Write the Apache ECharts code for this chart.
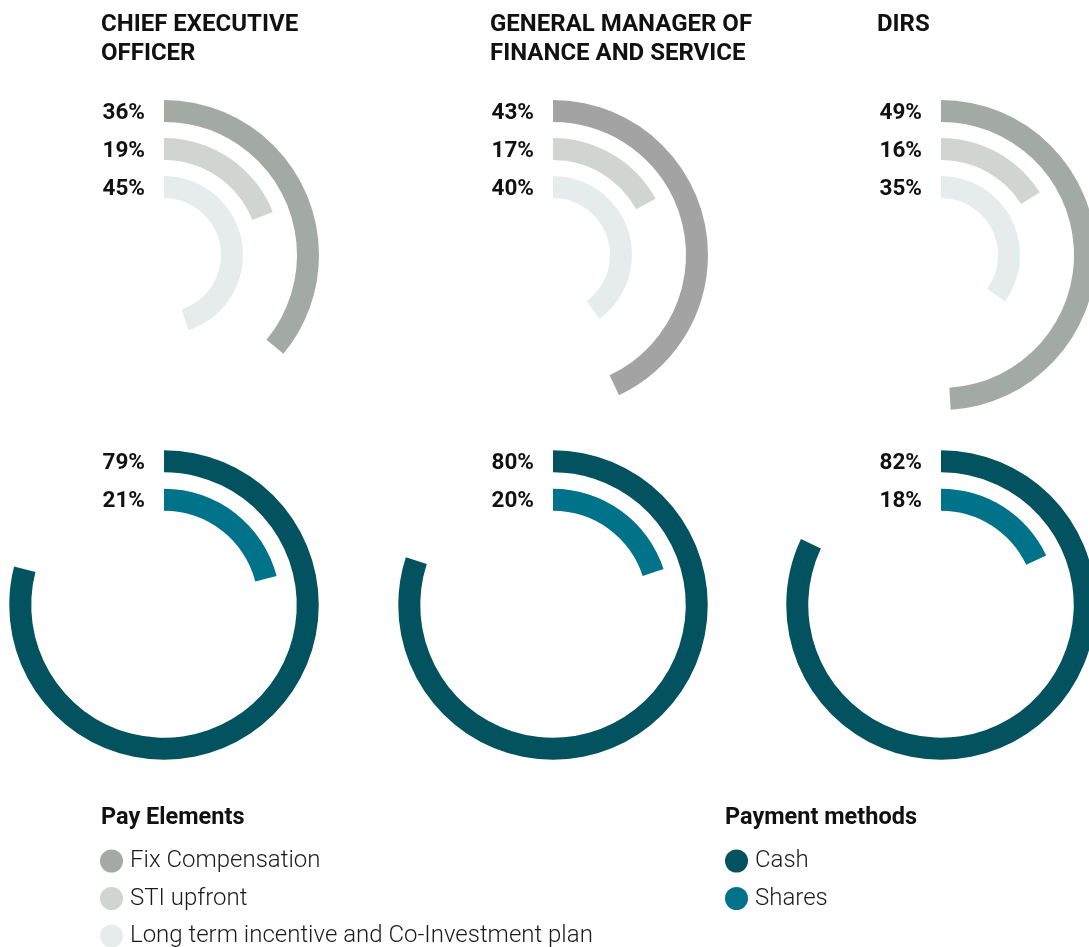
<!DOCTYPE html>
<html>
<head>
<meta charset="utf-8">
<script src="https://cdn.jsdelivr.net/npm/echarts@6/dist/echarts.min.js"></script>
<style>
  html, body { margin: 0; padding: 0; background: #fff; }
  #main { width: 1089px; height: 947px; }
</style>
</head>
<body>
<div id="main"></div>
<script>
// roles (one column each)
const roles = ['CHIEF EXECUTIVE\nOFFICER', 'GENERAL MANAGER OF\nFINANCE AND SERVICE', 'DIRS']
// pay elements, % of total pay
const payElements = ['Fix Compensation', 'STI upfront', 'Long term incentive and Co-Investment plan']
const fixCompensation = [36, 43, 49]
const stiUpfront = [19, 17, 16]
const ltiPlan = [45, 40, 35]
// payment methods, % of total pay
const paymentMethods = ['Cash', 'Shares']
const cash = [79, 80, 82]
const shares = [21, 20, 18]

const colX = [164, 553, 941]
const colLeft = [101, 490, 877]
const topY = 255
const bottomY = 605
const fixColors = ['#a3a9a5', '#a3a3a3', '#a3a9a5']
const stiColor = '#d1d5d2'
const ltiColor = '#e6ecec'
const cashColor = '#02525f'
const sharesColor = '#00738a'
const font = 'Roboto'

const chart = echarts.init(document.getElementById('main'))

const polar = []
const angleAxis = []
const radiusAxis = []
const series = []

function label() {
    return {
        show: true,
        position: 'start',
        distance: 19,
        offset: [0, 2],
        formatter: '{c}%',
        fontFamily: font,
        fontSize: 22.5,
        fontWeight: 'bold',
        color: '#111'
    }
}

// every ring of one polar shares a stack, so all rings sit centred in their band
function ring(name, polarIndex, data, color) {
    return {
        name: name,
        type: 'bar',
        coordinateSystem: 'polar',
        polarIndex: polarIndex,
        stack: 'p' + polarIndex,
        barWidth: 22,
        silent: true,
        itemStyle: { color: color },
        label: label(),
        data: data
    }
}

roles.forEach(function (role, i) {
    // top: pay elements (inner -> outer: LTI, STI, Fix)
    polar.push({ center: [colX[i], topY], radius: [49, 163] })
    angleAxis.push({ polarIndex: i * 2, type: 'value', min: 0, max: 100, startAngle: 90, clockwise: true, show: false })
    radiusAxis.push({ polarIndex: i * 2, type: 'category', data: ['lti', 'sti', 'fix'], show: false })
    series.push(ring(payElements[0], i * 2, ['-', '-', fixCompensation[i]], fixColors[i]))
    series.push(ring(payElements[1], i * 2, ['-', stiUpfront[i], '-'], stiColor))
    series.push(ring(payElements[2], i * 2, [ltiPlan[i], '-', '-'], ltiColor))

    // bottom: payment methods (inner -> outer: Shares, Cash)
    polar.push({ center: [colX[i], bottomY], radius: [86, 163] })
    angleAxis.push({ polarIndex: i * 2 + 1, type: 'value', min: 0, max: 100, startAngle: 90, clockwise: true, show: false })
    radiusAxis.push({ polarIndex: i * 2 + 1, type: 'category', data: ['shares', 'cash'], show: false })
    series.push(ring(paymentMethods[0], i * 2 + 1, ['-', cash[i]], cashColor))
    series.push(ring(paymentMethods[1], i * 2 + 1, [shares[i], '-'], sharesColor))
})

const titles = roles.map(function (role, i) {
    return {
        text: role,
        left: colLeft[i],
        top: 11,
        padding: 0,
        textStyle: { fontFamily: font, fontSize: 24, fontWeight: 'bold', lineHeight: 28.5, color: '#111' }
    }
})
titles.push({
    text: 'Pay Elements', left: 101, top: 806, padding: 0,
    textStyle: { fontFamily: font, fontSize: 23.5, fontWeight: 'bold', color: '#111' }
})
titles.push({
    text: 'Payment methods', left: 725, top: 806, padding: 0,
    textStyle: { fontFamily: font, fontSize: 23.5, fontWeight: 'bold', color: '#111' }
})

const legendText = { fontFamily: font, fontSize: 24, fontWeight: 300, color: '#1a1a1a', padding: [0, 0, 0, 2] }

chart.setOption({
    animation: false,
    title: titles,
    polar: polar,
    angleAxis: angleAxis,
    radiusAxis: radiusAxis,
    legend: [
        {
            data: payElements,
            orient: 'vertical',
            left: 100,
            top: 849,
            width: 560,
            height: 130,
            padding: 0,
            icon: 'circle',
            itemWidth: 23,
            itemHeight: 23,
            itemGap: 13.5,
            selectedMode: false,
            textStyle: legendText
        },
        {
            data: paymentMethods,
            orient: 'vertical',
            left: 725,
            top: 849,
            width: 300,
            height: 130,
            padding: 0,
            icon: 'circle',
            itemWidth: 23,
            itemHeight: 23,
            itemGap: 13.5,
            selectedMode: false,
            textStyle: legendText
        }
    ],
    series: series
})
</script>
</body>
</html>
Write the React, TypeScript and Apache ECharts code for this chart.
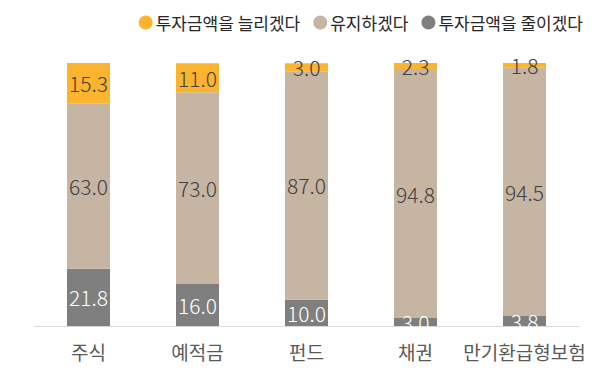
import React, { useEffect, useRef } from "react";
import * as echarts from "echarts";

const categories = ["주식", "예적금", "펀드", "채권", "만기환급형보험"];
const decreaseValues = [21.8, 16.0, 10.0, 3.0, 3.8];
const keepValues = [63.0, 73.0, 87.0, 94.8, 94.5];
const increaseValues = [15.3, 11.0, 3.0, 2.3, 1.8];
const seriesNames = ["투자금액을 늘리겠다", "유지하겠다", "투자금액을 줄이겠다"];

const FONT = "'Noto Sans CJK KR', 'Noto Sans', sans-serif";

export default function App() {
  const ref = useRef<HTMLDivElement>(null);
  useEffect(() => {
    if (!ref.current) return;
    const chart = echarts.init(ref.current, undefined, { renderer: "svg" });
    const label = (color: string) => ({
      show: true,
      position: "inside" as const,
      color,
      fontSize: 21,
      fontFamily: FONT,
      fontWeight: 300,
      formatter: (p: any) => Number(p.value).toFixed(1),
    });
    chart.setOption({
      animation: false,
      textStyle: { fontFamily: FONT },
      legend: {
        data: seriesNames,
        top: 9,
        right: 22,
        icon: "circle",
        itemWidth: 14,
        itemHeight: 14,
        itemGap: 13,
        textStyle: { fontSize: 17, color: "#262626", fontFamily: FONT, padding: [0, 0, 0, -2] },
      },
      grid: { left: 34, right: 31, top: 63, bottom: 58 },
      xAxis: {
        type: "category",
        data: categories,
        axisLine: { lineStyle: { color: "#D9D9D9", width: 1 } },
        axisTick: { show: false },
        axisLabel: {
          interval: 0,
          fontSize: 19,
          color: "#595959",
          margin: 16,
          fontFamily: FONT,
        },
      },
      yAxis: {
        type: "value",
        min: 0,
        max: 100.1,
        show: false,
        splitLine: { show: false },
      },
      series: [
        {
          name: seriesNames[2],
          type: "bar",
          stack: "s",
          data: decreaseValues,
          barWidth: 43,
          itemStyle: { color: "#7F7F7F" },
          label: label("#FFFFFF"),
        },
        {
          name: seriesNames[1],
          type: "bar",
          stack: "s",
          data: keepValues,
          barWidth: 43,
          itemStyle: { color: "#C7B5A4" },
          label: label("#404040"),
        },
        {
          name: seriesNames[0],
          type: "bar",
          stack: "s",
          data: increaseValues,
          barWidth: 43,
          itemStyle: { color: "#FBB42E" },
          label: label("#404040"),
        },
      ],
    });
    return () => chart.dispose();
  }, []);
  return (
    <div
      ref={ref}
      style={{ position: "absolute", left: 0, top: 0, width: 610, height: 384 }}
    />
  );
}
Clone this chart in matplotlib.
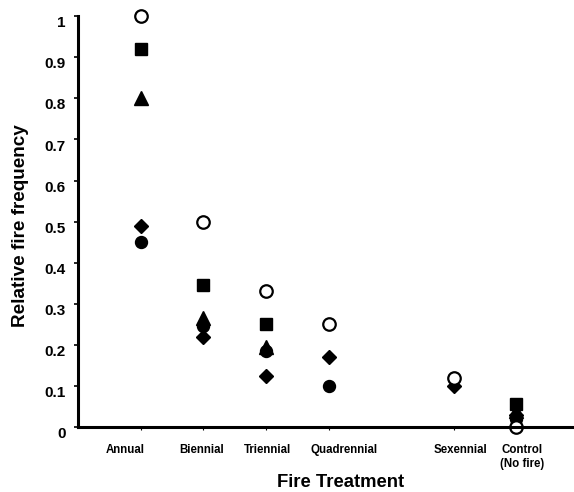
import matplotlib
matplotlib.use("Agg")
import matplotlib.pyplot as plt
import matplotlib.transforms as mtransforms
import numpy as np

plt.rcParams['font.family'] = ['Liberation Sans', 'DejaVu Sans']
plt.rcParams['font.weight'] = 'bold'

# --- DATA ---
treatments = ["Annual", "Biennial", "Triennial", "Quadrennial", "Sexennial", "Control\n(No fire)"]
positions = [1, 2, 3, 4, 6, 7]              # fire return interval (control drawn at 7)
label_pos = [0.75, 1.97, 3.03, 4.25, 6.1, 7.09]

nan = np.nan
open_circle = [1.00, 0.50, 0.33, 0.25, 0.12, 0.00]
square = [0.92, 0.345, 0.25, nan, nan, 0.055]
triangle = [0.80, 0.265, 0.195, nan, nan, 0.04]
diamond = [0.49, 0.22, 0.125, 0.17, 0.10, 0.03]
filled_circle = [0.45, 0.245, 0.185, 0.10, nan, 0.02]

yticks = [0, 0.1, 0.2, 0.3, 0.4, 0.5, 0.6, 0.7, 0.8, 0.9, 1]
ytick_labels = ["0", "0.1", "0.2", "0.3", "0.4", "0.5", "0.6", "0.7", "0.8", "0.9", "1"]

# --- FIGURE ---
fig = plt.figure(figsize=(5.74, 4.92), dpi=100)
ax = fig.add_axes([0.136, 0.132, 0.864, 0.835])

series = [
    (filled_circle, dict(marker='o', ms=8.6, mfc='black', mec='black')),
    (diamond, dict(marker='D', ms=6.8, mfc='black', mec='black')),
    (triangle, dict(marker='^', ms=10, mfc='black', mec='black')),
    (square, dict(marker='s', ms=8.4, mfc='black', mec='black')),
    (open_circle, dict(marker='o', ms=9, mfc='white', mec='black', mew=1.6)),
]
# markers sit just under the spines so the x axis line runs across the control circle
for vals, style in series:
    ax.plot(positions, vals, linestyle='none', clip_on=False, zorder=2.2, **style)

ax.set_xlim(0, 7.92)
ax.set_ylim(0, 1.0)

for side in ['top', 'right']:
    ax.spines[side].set_visible(False)
for side in ['left', 'bottom']:
    ax.spines[side].set_linewidth(2.2)

# y axis ticks, labels sit a little below their ticks
ax.set_yticks(yticks)
ax.set_yticklabels(ytick_labels, fontsize=11, fontweight='bold')
ax.tick_params(axis='y', length=3, width=1.2, pad=6)
offset = mtransforms.ScaledTranslation(0, -4 / 72, fig.dpi_scale_trans)
for lbl in ax.get_yticklabels():
    lbl.set_transform(lbl.get_transform() + offset)

# x axis: small ticks at treatments, labels as minor ticks
ax.set_xticks(positions)
ax.set_xticklabels([])
ax.tick_params(axis='x', which='major', length=2, width=0.8)
ax.set_xticks(label_pos, minor=True)
ax.set_xticklabels(treatments, minor=True, fontsize=8.3, fontweight='bold', va='top')
ax.tick_params(axis='x', which='minor', length=0, pad=12)

ax.text(0.53, -0.134, "Fire Treatment", transform=ax.transAxes, ha='center', va='center',
        fontsize=13.3, fontweight='bold')
ax.text(-0.116, 0.49, "Relative fire frequency", transform=ax.transAxes, ha='center',
        va='center', rotation=90, fontsize=13.6, fontweight='bold')

fig.savefig("out.png", dpi=100)
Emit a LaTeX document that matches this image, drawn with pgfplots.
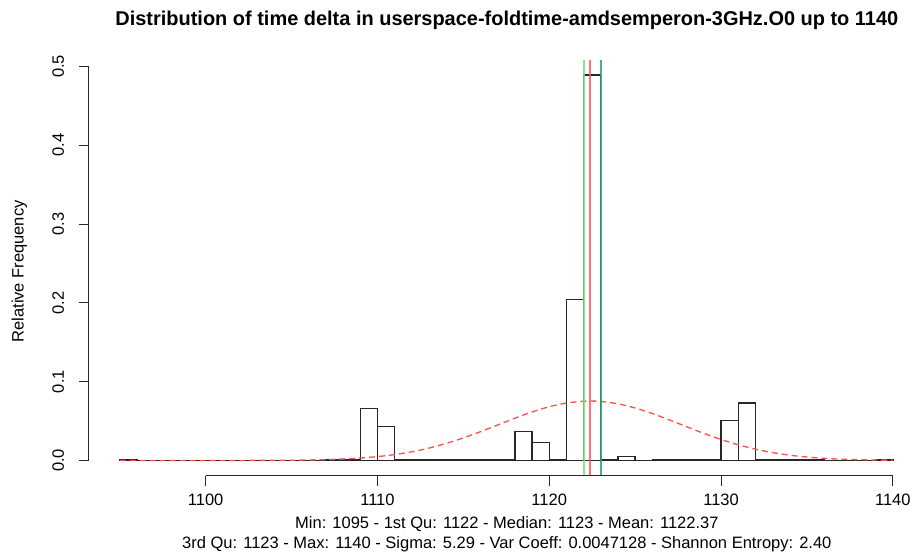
\documentclass[border=0pt]{standalone}
\usepackage{pgfplots}
\pgfplotsset{compat=1.18}
\usepackage{fontspec}
\setmainfont{Liberation Sans}
\definecolor{qone}{RGB}{120,225,120}
\definecolor{qthree}{RGB}{40,165,105}
\definecolor{meanred}{RGB}{255,80,80}
\definecolor{axisgray}{RGB}{40,40,40}
\begin{document}
\begin{tikzpicture}
% page frame, 915 x 557 px at 0.75pt per px
\path (0,0) rectangle (686.25pt,417.75pt);
\begin{axis}[
  at={(66.75pt,60pt)}, anchor=south west,
  scale only axis, width=619.5pt, height=312.75pt,
  xmin=1093.2, xmax=1141.17, ymin=-0.0196, ymax=0.5083,
  axis x line*=bottom, axis y line*=left,
  axis line style={draw=none},
  clip=false,
  tick align=outside, major tick length=7.5pt,
  tick style={axisgray, line width=0.75pt},
  xtick={1100,1110,1120,1130,1140},
  ytick={0,0.1,0.2,0.3,0.4,0.5},
  x tick label style={/pgf/number format/1000 sep={}, inner ysep=5.5pt},
  y tick label style={rotate=90, anchor=south, inner ysep=10.9pt,
    /pgf/number format/fixed, /pgf/number format/fixed zerofill,
    /pgf/number format/precision=1},
  /pgf/number format/assume math mode=true,
  tick label style={font=\fontsize{12.4}{14}\selectfont},
]
% histogram, bins of width 1
\addplot[ybar interval, fill=none, draw=axisgray, line width=1pt] coordinates {
 (1095,0.0008) (1096,0) (1097,0) (1098,0) (1099,0) (1100,0) (1101,0) (1102,0)
 (1103,0) (1104,0) (1105,0) (1106,0) (1107,0.0005) (1108,0.0005)
 (1109,0.066) (1110,0.043) (1111,0.001) (1112,0.001) (1113,0.0005)
 (1114,0.0005) (1115,0.0005) (1116,0.0005) (1117,0.0005)
 (1118,0.037) (1119,0.023) (1120,0.0015) (1121,0.204) (1122,0.489)
 (1123,0.0005) (1124,0.005) (1125,0) (1126,0.001) (1127,0.001)
 (1128,0.001) (1129,0.001) (1130,0.051) (1131,0.073) (1132,0.001)
 (1133,0.0005) (1134,0.0005) (1135,0.0005) (1136,0) (1137,0) (1138,0)
 (1139,0.0005) (1140,0.0005)
};
% normal curve (mean 1122.37, sigma 5.29)
\addplot[meanred, line width=1pt, dash pattern=on 4.5pt off 3pt, smooth] coordinates {
 (1095,0) (1100,0.00001) (1102,0.00005) (1104,0.00018) (1105,0.00034)
 (1106,0.00063) (1107,0.0011) (1108,0.0019) (1109,0.0031) (1110,0.0049)
 (1111,0.0075) (1112,0.0110) (1113,0.0157) (1114,0.0216) (1115,0.0286)
 (1116,0.0365) (1117,0.0450) (1118,0.0536) (1119,0.0615) (1120,0.0682)
 (1121,0.0729) (1122,0.0752) (1122.37,0.0754) (1123,0.0749) (1124,0.0719)
 (1125,0.0666) (1126,0.0596) (1127,0.0514) (1128,0.0428) (1129,0.0344)
 (1130,0.0266) (1131,0.0199) (1132,0.0144) (1133,0.0100) (1134,0.0067)
 (1135,0.0044) (1136,0.0027) (1137,0.0016) (1138,0.0010) (1139,0.0006)
 (1140,0.0003)
};
% 1st quartile, mean, 3rd quartile
\addplot[qone, line width=1.5pt, opacity=0.85] coordinates {(1122,-0.0196) (1122,0.5083)};
\addplot[meanred, line width=1.3pt, opacity=0.8] coordinates {(1122.37,-0.0196) (1122.37,0.5083)};
\addplot[qthree, line width=1.5pt, opacity=0.85] coordinates {(1123,-0.0196) (1123,0.5083)};
% R-style axis lines
\draw[axisgray, line width=0.75pt] (axis cs:1100,-0.0196) -- (axis cs:1140,-0.0196);
\draw[axisgray, line width=0.75pt] (axis cs:1093.2,0) -- (axis cs:1093.2,0.5);
\end{axis}
\node[font=\bfseries\fontsize{15}{18}\selectfont] at (381pt,402.75pt)
  {Distribution of time delta in userspace-foldtime-amdsemperon-3GHz.O0 up to 1140};
\node[rotate=90, font=\fontsize{12.4}{14}\selectfont] at (14.6pt,213.75pt) {Relative Frequency};
\node[font=\fontsize{12.4}{14}\selectfont] at (381pt,23.5pt)
  {Min: 1095 - 1st Qu: 1122 - Median: 1123 - Mean: 1122.37};
\node[font=\fontsize{12.4}{14}\selectfont] at (381pt,8.5pt)
  {3rd Qu: 1123 - Max: 1140 - Sigma: 5.29 - Var Coeff: 0.0047128 - Shannon Entropy: 2.40};
\end{tikzpicture}
\end{document}
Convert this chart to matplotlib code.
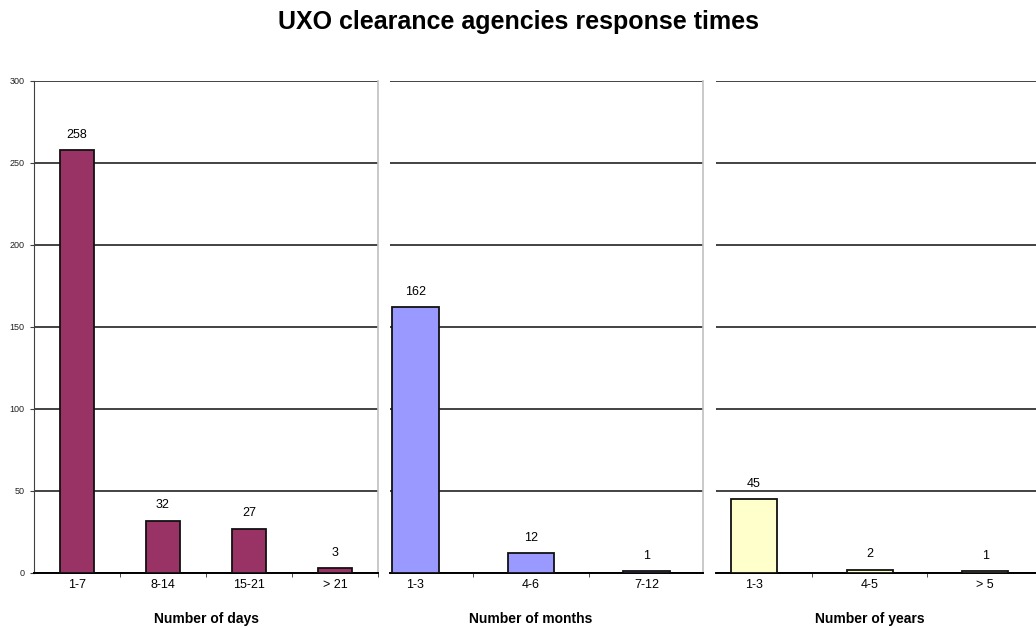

### Problem
Please quote the lines of the material, beginning with the first and ending with the one that contains "const shares = [21, 20, 18]", exactly as written and without any pictures.

### Written response
Write the Apache ECharts code for this chart.
<!DOCTYPE html>
<html>
<head>
<meta charset="utf-8">
<script src="https://cdn.jsdelivr.net/npm/echarts@6/dist/echarts.min.js"></script>
<style>
  html, body { margin: 0; padding: 0; background: #fff; }
  #main { width: 1089px; height: 947px; }
</style>
</head>
<body>
<div id="main"></div>
<script>
// roles (one column each)
const roles = ['CHIEF EXECUTIVE\nOFFICER', 'GENERAL MANAGER OF\nFINANCE AND SERVICE', 'DIRS']
// pay elements, % of total pay
const payElements = ['Fix Compensation', 'STI upfront', 'Long term incentive and Co-Investment plan']
const fixCompensation = [36, 43, 49]
const stiUpfront = [19, 17, 16]
const ltiPlan = [45, 40, 35]
// payment methods, % of total pay
const paymentMethods = ['Cash', 'Shares']
const cash = [79, 80, 82]
const shares = [21, 20, 18]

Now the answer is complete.